Similarly, there have been forgotten classics such as Basit Ali’s incredible 127 not out at Sharjah in 1993, or mammoth run making feats like the two 190s struck by Mohammad Yousuf in back to back Tests in 2006, the two 160s by Aameer Sohail or the 177 by Inzamam-ul-Haq in 1997.
There has been Bishop in destructive mood with 5 for 25 at Brisbane, the Pakistanis limping to a pitiable 71 all out. 18 years down the line there has been Shahid Afridi, capturing 7 for 12 to bring West Indies down to their knees in Providence.
Even now, when West Indies and Pakistan meet, there lingers the possibility of a miracle, a contest that can redefine possibilities. It is no longer the 1980s. The teams are no more the best in business, and neither are their meetings apt to fire the imagination of fans. But they can still bring about matches that defy the laws of science and cricket and make one believe in Santa Claus.

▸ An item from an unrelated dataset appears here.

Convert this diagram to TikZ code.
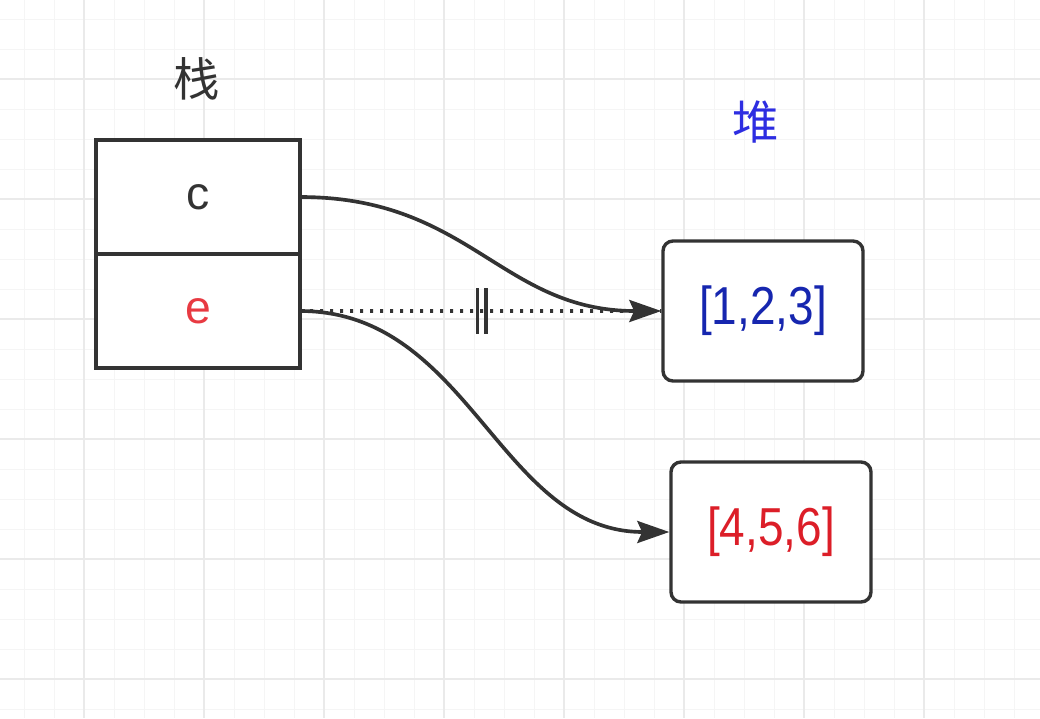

Else, how can one explain that Test in Dubai last October? Full of momentous milestones, boiling down to a thriller of suspended disbelief. Azhar Ali had marched to 302 not out, the first one to reach triple hundred in these contests since Hanif and Sobers. And then Devendra Bishoo, self-effacing to the point of apologetic, captured 8 for 49 to turn a 222-run deficit into a potential victory. And before Darren Bravo fell for 116 at the total of 263, the cricket world had dared to believe in a miracle.
Yes, these two sides seem bound by destiny to produce cricketing contests scripted for sensation. The days of their splendour are long gone, and the world is blinded by the arc-lights of the IPL as they lock horns in the gloom of the erstwhile cricket crazy islands.
But, who knows? We may witness another exceptional encounter. It may be wise to keep one eye on the proceedings in the Caribbean, lest another surprise lies in store.